High airflow may dilute the target gas. Because of this, placing sensors closer to a potential leak source may improve leak detection in spaces with high airflow.
Never locate a refrigerant detector where airflow may become obstructed. This commonly occurs in walk-in freezers where personnel may (inadvertently) push boxes against the instrument. Obstructed airflow to the sensor will result in ineffective leak detection.
Specifics of the Application
Installers may chose between perimeter detection and point detection when positioning gas sensors in a monitored space.

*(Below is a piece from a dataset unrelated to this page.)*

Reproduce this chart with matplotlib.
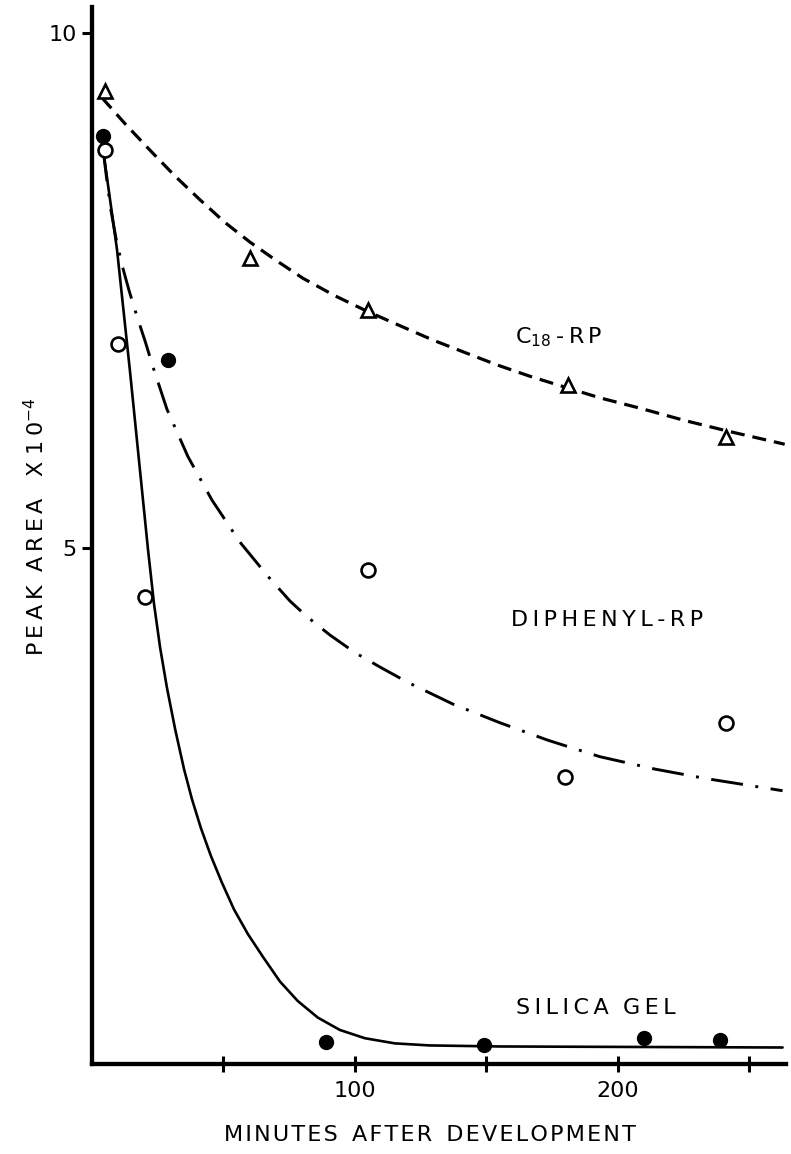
import matplotlib
matplotlib.use("Agg")
import matplotlib.pyplot as plt

# Measured points (minutes after development, peak area x 1e-4)
c18_t = [5, 60, 105, 181, 241]
c18_area = [9.44, 7.82, 7.31, 6.58, 6.08]

diphenyl_t = [5, 10, 20, 105, 180, 241]
diphenyl_area = [8.86, 6.98, 4.53, 4.79, 2.78, 3.31]

silica_t = [4, 29, 89, 149, 210, 239]
silica_area = [9.00, 6.83, 0.21, 0.18, 0.25, 0.23]

# Hand-drawn trend curves
c18_curve_t = [3.8, 12.5, 22.1, 31.6, 41.1, 50.6, 60.1, 69.6, 80.2, 92.4,
               104.6, 117.1, 129.7, 141.8, 154.0, 166.5, 179.1, 193.2, 208.4,
               225.5, 241.4, 263.5]
c18_curve_area = [9.37, 9.12, 8.86, 8.61, 8.38, 8.16, 7.97, 7.80, 7.62, 7.45,
                  7.30, 7.16, 7.02, 6.90, 6.78, 6.67, 6.57, 6.46, 6.36, 6.24,
                  6.14, 6.01]

diphenyl_curve_t = [4.2, 5.7, 7.2, 9.1, 11.4, 14.1, 17.1, 20.2, 23.2, 28.5,
                    36.5, 45.6, 56.3, 66.9, 75.3, 81.7, 90.5, 100.0, 109.5,
                    120.2, 137.3, 155.1, 173.4, 193.2, 214.1, 233.1, 262.7]
diphenyl_curve_area = [8.87, 8.56, 8.28, 8.01, 7.75, 7.50, 7.25, 7.01, 6.76,
                       6.35, 5.89, 5.47, 5.06, 4.73, 4.49, 4.34, 4.16, 3.99,
                       3.85, 3.70, 3.49, 3.31, 3.14, 2.98, 2.86, 2.77, 2.65]

silica_curve_t = [3.4, 4.2, 9.5, 14.4, 18.6, 21.3, 23.6, 25.9, 28.5, 31.6,
                  35.0, 38.0, 41.4, 45.2, 49.4, 54.0, 59.3, 65.0, 71.5, 78.3,
                  85.9, 94.3, 103.8, 115.2, 128.5, 155.1, 262.7]
silica_curve_area = [8.96, 8.87, 7.90, 6.73, 5.67, 4.99, 4.46, 4.04, 3.65,
                     3.25, 2.86, 2.57, 2.29, 2.02, 1.76, 1.50, 1.26, 1.04,
                     0.80, 0.61, 0.45, 0.33, 0.25, 0.20, 0.18, 0.17, 0.16]

x_ticks = [50, 100, 150, 200, 250]
x_tick_labels = ["", "100", "", "200", ""]
y_ticks = [5, 10]
y_tick_labels = ["5", "10"]

plt.rcParams["font.family"] = ["DejaVu Sans"]
plt.rcParams["mathtext.fontset"] = "dejavusans"

THIN = "\u2009"
HAIR = "\u200a"


def spaced(s, gap=THIN, word_gap="  "):
    """Open up the lettering: a small space between the letters of each word."""
    return word_gap.join(gap.join(word) for word in s.split(" "))


fig = plt.figure(figsize=(7.91, 11.54), dpi=100)
ax = fig.add_axes([92 / 791, 90 / 1154, 694 / 791, 1057 / 1154])

ax.plot(c18_curve_t, c18_curve_area, color="black", lw=2.3,
        linestyle=(0, (4.4, 2.5)))
ax.plot(diphenyl_curve_t, diphenyl_curve_area, color="black", lw=2.1,
        linestyle=(0, (11, 4.3, 1.0, 4.3)))
ax.plot(silica_curve_t, silica_curve_area, color="black", lw=1.9,
        solid_capstyle="round", solid_joinstyle="round")

ax.plot(c18_t, c18_area, linestyle="none", marker="^", markersize=10,
        markerfacecolor="white", markeredgecolor="black", markeredgewidth=1.9)
ax.plot(diphenyl_t, diphenyl_area, linestyle="none", marker="o", markersize=10,
        markerfacecolor="white", markeredgecolor="black", markeredgewidth=1.9)
ax.plot(silica_t, silica_area, linestyle="none", marker="o", markersize=10,
        markerfacecolor="black", markeredgecolor="black")

ax.set_xlim(0, 264)
ax.set_ylim(0, 10.25)

for side in ("top", "right"):
    ax.spines[side].set_visible(False)
for side in ("left", "bottom"):
    ax.spines[side].set_linewidth(3.1)

ax.set_xticks(x_ticks)
ax.set_xticklabels(x_tick_labels)
ax.set_yticks(y_ticks)
ax.set_yticklabels(y_tick_labels)
ax.tick_params(axis="x", direction="inout", length=12, width=2.2,
               labelsize=16, pad=6)
ax.tick_params(axis="y", direction="out", length=7, width=2.2,
               labelsize=16, pad=4)

ax.text(160.8, 7.05, r"C$_{18}$" + THIN + "-" + THIN + "R" + THIN + "P",
        fontsize=16, ha="left", va="center")
ax.text(195.8, 4.31, spaced("DIPHENYL-RP"), fontsize=16,
        ha="center", va="center")
ax.text(191.6, 0.54, spaced("SILICA GEL"), fontsize=16,
        ha="center", va="center")

fig.text(36 / 791, 1 - 527 / 1154,
         spaced("PEAK AREA") + "   " + spaced("X 10", word_gap=" ")
         + r"$^{-4}$",
         fontsize=16, rotation=90, ha="center", va="center")
fig.text(430 / 791, 1 - 1135 / 1154,
         spaced("MINUTES AFTER DEVELOPMENT", gap=HAIR),
         fontsize=16, ha="center", va="center")

fig.savefig("out.png", dpi=100)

Point detection involves mounting the gas detectors at specific points where refrigerant leaks may occur. For example, installers may choose to position gas detectors close to compressors, expansion valves, mechanical joints or along cable duct trenches. As a result, leak detectors are located where they can expect to encounter the highest concentration of the target gas.
Perimeter detection involves placing gas detection units all around the perimeter of the monitored area. This may be a better option where it is difficult to locate sensors near the leak source. The drawback of perimeter detection is that the target gas may become diluted before it reaches the gas detector.
Accessibility to Personnel
Gas detectors require regular maintenance to ensure functionality. Where possible, they should be installed in an area that is easily accessible for functional testing and servicing.
Instruments featuring a remote sensor(s) allow installers to monitor for refrigerant leaks in inaccessible locations without forfeiting convenient access for electrical / communications wiring.
Physical Characteristics of the Target Gas
One also needs to consider the heaviness or lightness (specific gravity) of the target gas. Place sensors used to detect gases heavier than air – such as butane, propane, LPG or ozone – close to ground level. Gas detectors meant to detect the presence of gases that are lighter than air – such as hydrogen, methane, and ammonia – should have monitors located closer to the ceiling. Equal density gases should have monitors mounted at head height (usually 4 – 6 feet from the ground).
Effective Gas Detection is Critical to Safety
The health and safety of your personnel, the general public and the surrounding environment is largely dependent on the safe usage, storage and disposal of hazardous substances and materials. To ensure this safety, gases that are the by-product of building operations or processes (such as HVAC systems and industrial manufacturing, storage and cleaning processes) need to be monitored at all times.